Kepala BNPT: Teroris makin brutal jika tak ditangani komprehensif
Kepala BNPT: Teroris makin brutal jika tak ditangani komprehensif. Komjen Suhardi Alius mengatakan, maraknya aksi teror pada kurun waktu tahun 2000 hingga 2016 membuktikan bahwa kelompok radikal masih bergentayangan.
Kepala Badan Nasional Penanggulangan Terorisme (BNPT), Komjen Suhardi Alius mengatakan, maraknya aksi teror pada kurun waktu tahun 2000 hingga 2016 membuktikan bahwa kelompok radikal masih bergentayangan. Mereka menunggu waktu yang tepat untuk melakukan serangan, baik dilakukan secara sendiri-sendiri maupun berkelompok terhadap target yang telah ditentukan.
"Aksi teror mereka telah menelan korban yang cukup banyak baik dari aparat maupun masyarakat. Berbagai serangan telah menghancurkan berbagai fasilitas publik milik negara, maupun milik masyarakat dan membunuh ratusan manusia yang tak berdosa," kata Suhardi dalam keterangannya, Kamis (27/10).
Mantan Kabareskrim Polri ini menilai gerakan radikalisme-terorisme, baik yang berbasiskan agama maupun ideologi tertentu, semakin tumbuh subur di Indonesia.
"Gerakan radikalisme-terorisme ini semakin menemukan bentuk brutalitasnya manakala penanganannya secara parsial dan tidak terkoordinasi antar institusi penegak hukum, dan juga tidak komprehensif," kata mantan Sekretaris Lemhanas ini.
Lebih lanjut mantan Kapolda Jabar ini mengatakan, munculnya gerakan radikalisme-terorisme lebih disebabkan karena pemahaman agama yang sempit, parsial dan sebatas kontekstual, yang akhirnya menimbulkan kecurigaan antar pemeluk agama tertentu.
"Yang akhirnya budaya kekerasan dalam penyelesaian masalah juga akhirnya menjadi pendekatan dalam menyelesaikan konflik," kata alumni Akpol 1985 ini.
Dia mencontohkan berbagai serangan terorisme telah mengancam instalasi penting negara seperti listrik di Tangerang, pusat perbelanjaan, Bandara Soekarno-Hata, Kafe Sari dan Paddy's Pub di Bali, Hotel JW Marriot dan Ritz Carlton di Jakarta, kantor Kedutaan Besar Australia di Jakarta dan lainnya.
"Bahkan tempat ibadah pun juga tidak luput dari aksi pengeboman seperti bom bunuh diri di masjid Mapolresta Cirebon, masjid Istiqlal di Jakarta serta gereja yang ada di berbagai kota di Indonesia pada tahun 2000 silam," katanya.

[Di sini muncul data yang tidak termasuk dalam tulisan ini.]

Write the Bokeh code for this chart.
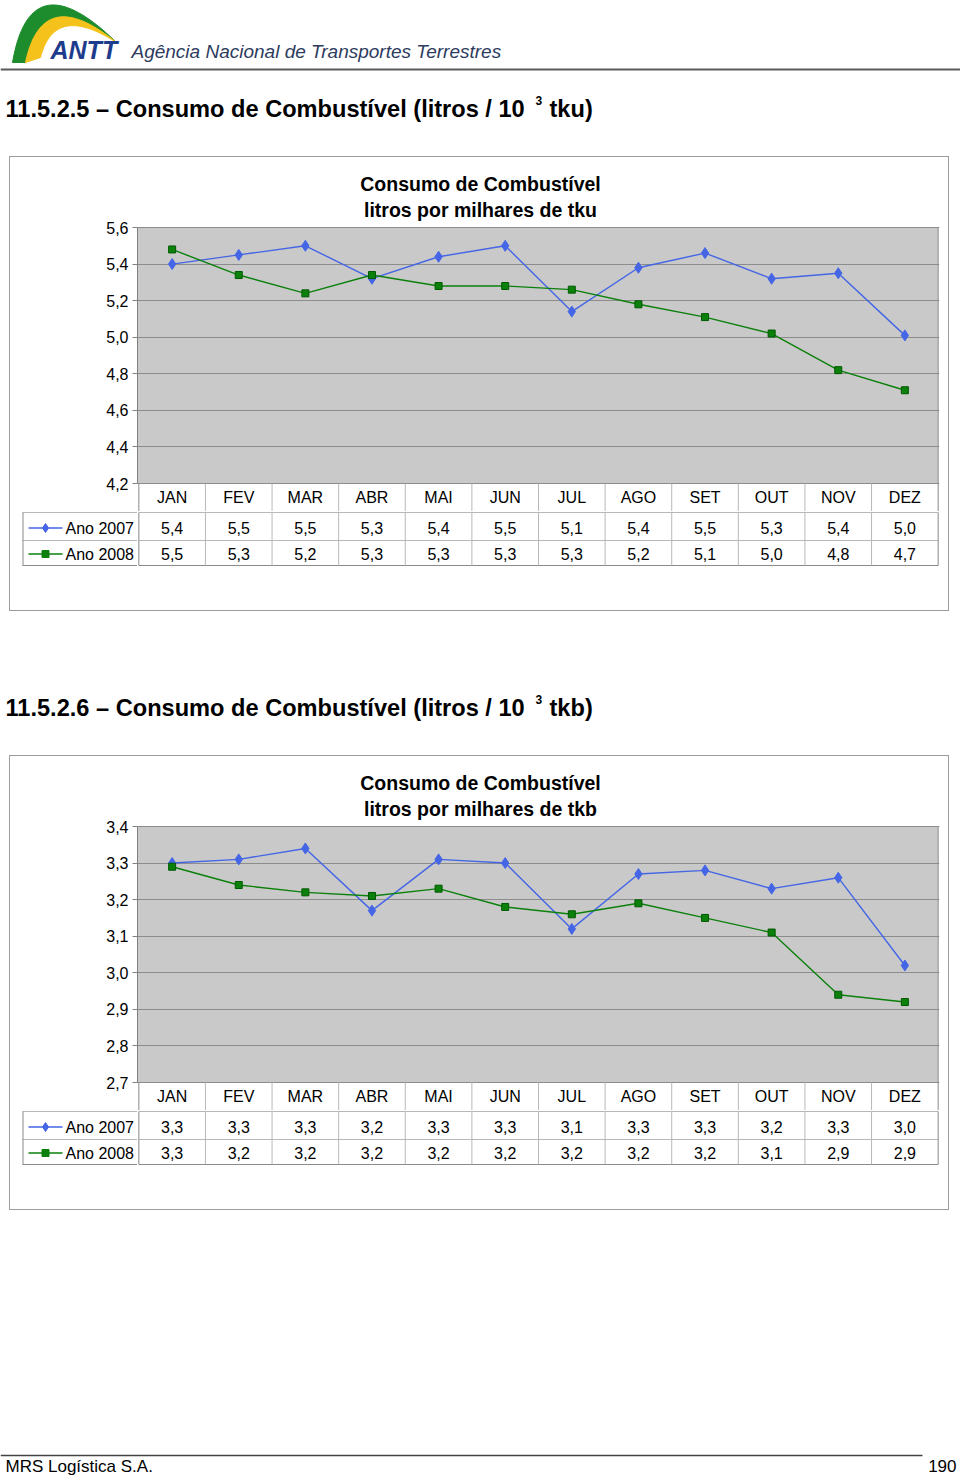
import numpy as np
from bokeh.plotting import figure
from bokeh.models import Range1d, FixedTicker, CustomJSTickFormatter, Spacer
from bokeh.layouts import column, row
from bokeh.core.properties import value
from bokeh.embed import file_html
from bokeh.resources import INLINE

# ---------------- data ----------------
MONTHS = ["JAN", "FEV", "MAR", "ABR", "MAI", "JUN", "JUL", "AGO", "SET", "OUT", "NOV", "DEZ"]
SERIES = ["Ano 2007", "Ano 2008"]

TKU_2007 = [5.40, 5.45, 5.50, 5.32, 5.44, 5.50, 5.14, 5.38, 5.46, 5.32, 5.35, 5.01]
TKU_2008 = [5.48, 5.34, 5.24, 5.34, 5.28, 5.28, 5.26, 5.18, 5.11, 5.02, 4.82, 4.71]
TKU_TABLE_2007 = ["5,4", "5,5", "5,5", "5,3", "5,4", "5,5", "5,1", "5,4", "5,5", "5,3", "5,4", "5,0"]
TKU_TABLE_2008 = ["5,5", "5,3", "5,2", "5,3", "5,3", "5,3", "5,3", "5,2", "5,1", "5,0", "4,8", "4,7"]
TKU_TICKS = [4.2, 4.4, 4.6, 4.8, 5.0, 5.2, 5.4, 5.6]

TKB_2007 = [3.30, 3.31, 3.34, 3.17, 3.31, 3.30, 3.12, 3.27, 3.28, 3.23, 3.26, 3.02]
TKB_2008 = [3.29, 3.24, 3.22, 3.21, 3.23, 3.18, 3.16, 3.19, 3.15, 3.11, 2.94, 2.92]
TKB_TABLE_2007 = ["3,3", "3,3", "3,3", "3,2", "3,3", "3,3", "3,1", "3,3", "3,3", "3,2", "3,3", "3,0"]
TKB_TABLE_2008 = ["3,3", "3,2", "3,2", "3,2", "3,2", "3,2", "3,2", "3,2", "3,2", "3,1", "2,9", "2,9"]
TKB_TICKS = [2.7, 2.8, 2.9, 3.0, 3.1, 3.2, 3.3, 3.4]

# ---------------- style / layout ----------------
FONT = value("Liberation Sans")
GRAY = "#c9c9c9"
GRID = "#8c8c8c"
AXIS = "#808080"
CELL = "#b8b8b8"
OUTER = "#8a8a8a"
BLUE = "#4466e6"
GREEN = "#0b800b"

BOX_W = 938
LEFT = 127
RIGHT = 9
FRAME_W = BOX_W - LEFT - RIGHT
XS, XE = -0.02, 12.02
COLW = FRAME_W / (XE - XS)
TOP_PAD = 70
PLOT_H = 256
HEAD_H = 28
A_H = TOP_PAD + PLOT_H + HEAD_H
B_H = 99
ROW_EDGES = [1, 29, 54]
ROW_MID = [16.5, 42.5]


def px2x(px):
    return XS + (px - LEFT) / COLW


def base_fig(**kw):
    f = figure(output_backend="svg", toolbar_location=None, title=None, **kw)
    f.outline_line_color = None
    f.background_fill_color = "white"
    f.border_fill_color = "white"
    return f


def make_chart(v07, v08, t07, t08, ticks, unit):
    ymin, ymax = ticks[0], ticks[-1]
    ppu = PLOT_H / (ymax - ymin)
    yt = ymax + TOP_PAD / ppu
    yb = ymin - HEAD_H / ppu
    xs = [i + 0.5 for i in range(len(MONTHS))]

    a = base_fig(width=BOX_W, height=A_H, x_range=Range1d(XS, XE), y_range=Range1d(yb, yt),
                 x_axis_location=None, min_border_left=LEFT, min_border_right=RIGHT,
                 min_border_top=0, min_border_bottom=0)
    tk = FixedTicker(ticks=ticks)
    ax = a.yaxis[0]
    ax.ticker = tk
    ax.bounds = (ymin, ymax)
    ax.formatter = CustomJSTickFormatter(code="return tick.toFixed(1).replace('.', ',')")
    ax.major_label_text_font = "Liberation Sans"
    ax.major_label_text_font_size = "16px"
    ax.major_label_text_color = "black"
    ax.axis_line_color = AXIS
    ax.major_tick_line_color = AXIS
    ax.major_tick_out = 5
    ax.major_tick_in = 0
    ax.minor_tick_line_color = None
    ax.major_label_standoff = 4
    a.xgrid.visible = False
    a.ygrid.ticker = tk
    a.ygrid.bounds = (ymin, ymax)
    a.ygrid.grid_line_color = GRID
    a.ygrid.grid_line_width = 1

    a.quad(left=XS, right=len(MONTHS), bottom=ymin, top=ymax, fill_color=GRAY,
           line_color=GRID, line_width=1, level="image")

    # header row of the data table (month names)
    edges = list(range(len(MONTHS) + 1))
    inner = edges[1:-1]
    a.segment(x0=inner, y0=[ymin] * len(inner), x1=inner, y1=[yb] * len(inner),
              line_color=CELL, line_width=1)
    a.segment(x0=[edges[0], edges[-1]], y0=[ymin, ymin], x1=[edges[0], edges[-1]], y1=[yb, yb],
              line_color=OUTER, line_width=1)
    a.text(x=xs, y=[ymin - 14 / ppu] * len(xs), text=MONTHS, text_font=FONT,
           text_font_size=value("16px"), text_align="center", text_baseline="middle",
           text_color="black")

    # chart titles
    a.text(x=[px2x(470)], y=[ymax + 44 / ppu], text=["Consumo de Combustível"], text_font=FONT,
           text_font_size=value("19.5px"), text_font_style="bold", text_align="center",
           text_baseline="middle", text_color="black")
    a.text(x=[px2x(470)], y=[ymax + 18 / ppu], text=["litros por milhares de " + unit],
           text_font=FONT, text_font_size=value("19.5px"), text_font_style="bold",
           text_align="center", text_baseline="middle", text_color="black")

    # series
    a.line(x=xs, y=v07, line_color=BLUE, line_width=1.4)
    a.scatter(x=xs, y=v07, marker="diamond", size=11, fill_color=BLUE, line_color=BLUE)
    a.line(x=xs, y=v08, line_color=GREEN, line_width=1.4)
    a.scatter(x=xs, y=v08, marker="square", size=7, fill_color=GREEN, line_color="#005a00")

    # table body: legend column
    lg = base_fig(width=LEFT, height=B_H, x_range=Range1d(0, LEFT), y_range=Range1d(B_H, 0),
                  x_axis_location=None, y_axis_location=None, min_border=0)
    lg.grid.visible = False
    nrow = len(ROW_EDGES)
    lg.segment(x0=[12] * nrow, y0=ROW_EDGES, x1=[LEFT] * nrow, y1=ROW_EDGES,
               line_color=[CELL, CELL, OUTER], line_width=1)
    lg.segment(x0=[12.5], y0=[ROW_EDGES[0]], x1=[12.5], y1=[ROW_EDGES[-1]], line_color=OUTER,
               line_width=1)
    for r, (col, mk, msz) in enumerate([(BLUE, "diamond", 9), (GREEN, "square", 7)]):
        y = ROW_MID[r]
        lg.line(x=[18, 52], y=[y, y], line_color=col, line_width=1.4)
        lg.scatter(x=[35], y=[y], marker=mk, size=msz, fill_color=col, line_color=col)
        lg.text(x=[55], y=[y], text=[SERIES[r]], text_font=FONT, text_font_size=value("16px"),
                text_align="left", text_baseline="middle", text_color="black")

    # table body: values
    tb = base_fig(width=BOX_W - LEFT, height=B_H, x_range=Range1d(XS, XE), y_range=Range1d(B_H, 0),
                  x_axis_location=None, y_axis_location=None, min_border_left=0,
                  min_border_right=RIGHT, min_border_top=0, min_border_bottom=0)
    tb.grid.visible = False
    tb.segment(x0=[0] * nrow, y0=ROW_EDGES, x1=[len(MONTHS)] * nrow, y1=ROW_EDGES,
               line_color=[CELL, CELL, OUTER], line_width=1)
    tb.segment(x0=inner, y0=[ROW_EDGES[0]] * len(inner), x1=inner, y1=[ROW_EDGES[-1]] * len(inner),
               line_color=CELL, line_width=1)
    tb.segment(x0=[0, len(MONTHS)], y0=[ROW_EDGES[0]] * 2, x1=[0, len(MONTHS)],
               y1=[ROW_EDGES[-1]] * 2, line_color=OUTER, line_width=1)
    for r, vals in enumerate([t07, t08]):
        y = ROW_MID[r]
        tb.text(x=xs, y=[y] * len(xs), text=vals, text_font=FONT, text_font_size=value("16px"),
                text_align="center", text_baseline="middle", text_color="black")

    box = column([a, row([lg, tb])], styles={"border": "1px solid #9c9c9c"})
    return row([Spacer(width=9, height=A_H + B_H + 2), box])


def page_fig(y0, y1):
    f = base_fig(width=960, height=y1 - y0, x_range=Range1d(0, 960), y_range=Range1d(y1, y0),
                 x_axis_location=None, y_axis_location=None, min_border=0)
    f.grid.visible = False
    return f


def section_title(f, mid, num, unit):
    f.text(x=[5], y=[mid], text=[num + " – Consumo de Combustível (litros / 10"], text_font=FONT,
           text_font_size=value("23.6px"), text_font_style="bold", text_baseline="middle",
           text_color="black")
    f.text(x=[535], y=[mid - 8], text=["3"], text_font=FONT, text_font_size=value("12px"),
           text_font_style="bold", text_baseline="middle", text_color="black")
    f.text(x=[549], y=[mid], text=[unit + ")"], text_font=FONT, text_font_size=value("23.6px"),
           text_font_style="bold", text_baseline="middle", text_color="black")


def qbez(p0, p1, p2, n=50):
    t = np.linspace(0, 1, n)
    x = (1 - t) ** 2 * p0[0] + 2 * (1 - t) * t * p1[0] + t ** 2 * p2[0]
    y = (1 - t) ** 2 * p0[1] + 2 * (1 - t) * t * p1[1] + t ** 2 * p2[1]
    return x, y


# header
hdr = page_fig(0, 156)
ox, oy = qbez((12, 62), (30, -42), (116, 42))
ix, iy = qbez((25, 62), (42, -18), (116, 42))
yx, yy = qbez((40, 57), (54, 2), (116, 42))
hdr.patch(x=np.concatenate([ox, ix[::-1]]), y=np.concatenate([oy, iy[::-1]]),
          fill_color="#1c8c2c", line_color="#1c8c2c")
hdr.patch(x=np.concatenate([ix, yx[::-1]]), y=np.concatenate([iy, yy[::-1]]),
          fill_color="#f5c21b", line_color="#f5c21b")
hdr.text(x=[50], y=[49], text=["ANTT"], text_font=FONT, text_font_size=value("25px"),
         text_font_style="bold italic", text_color="#1e3c8c", text_baseline="middle")
hdr.text(x=[131], y=[51], text=["Agência Nacional de Transportes Terrestres"], text_font=FONT,
         text_font_size=value("19px"), text_font_style="italic", text_color="#2d3b5e",
         text_baseline="middle")
hdr.segment(x0=[0], y0=[69], x1=[960], y1=[69], line_color="#5a5a5a", line_width=2)
section_title(hdr, 108, "11.5.2.5", "tku")

chart1 = make_chart(TKU_2007, TKU_2008, TKU_TABLE_2007, TKU_TABLE_2008, TKU_TICKS, "tku")

gap = page_fig(611, 755)
section_title(gap, 707, "11.5.2.6", "tkb")

chart2 = make_chart(TKB_2007, TKB_2008, TKB_TABLE_2007, TKB_TABLE_2008, TKB_TICKS, "tkb")

ftr = page_fig(1210, 1478)
ftr.segment(x0=[0], y0=[1455], x1=[922], y1=[1455], line_color="#444444", line_width=1.5)
ftr.text(x=[5], y=[1466], text=["MRS Logística S.A."], text_font=FONT, text_font_size=value("17px"),
         text_baseline="middle", text_color="black")
ftr.text(x=[956], y=[1465], text=["190"], text_font=FONT, text_font_size=value("17px"),
         text_align="right", text_baseline="middle", text_color="black")

page = column([hdr, chart1, gap, chart2, ftr])
open("out.html", "w").write(file_html(page, INLINE))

Menurutnya, dari hasil studi dan pengumpulan data yang dilakukan oleh BNPT bekerjasama dengan Kemenhub, TNI/Polri, Laboratorium Transportasi Universitas Indonesia dan Lembaga Daulat Bangsa menemukan bahwa sistem keamanan di berbagai obyek vital terminal darat dalam menghadapi ancaman terorisme belum benar-benar kondusif dan ampuh untuk menangkal kemungkinan terjadinya aksi terorisme yang menggunakan tempat-tempat tersebut sebagai target sasaran.
"Pada konteks inilah jika kita mencermati situasi di atas dan dihadapkan pada kondisi yang ada dewasa ini, maka diperlukan suatu upaya untuk membahas berbagai persoalan di atas dan langkah-langkah yang harus dilakukan oleh berbagai pihak yang terkait dengan upaya ini dan dalam rangka mencapai tujuan kita yaitu pengamanan obyek vital dalam rangka pencegahan terorisme," katanya.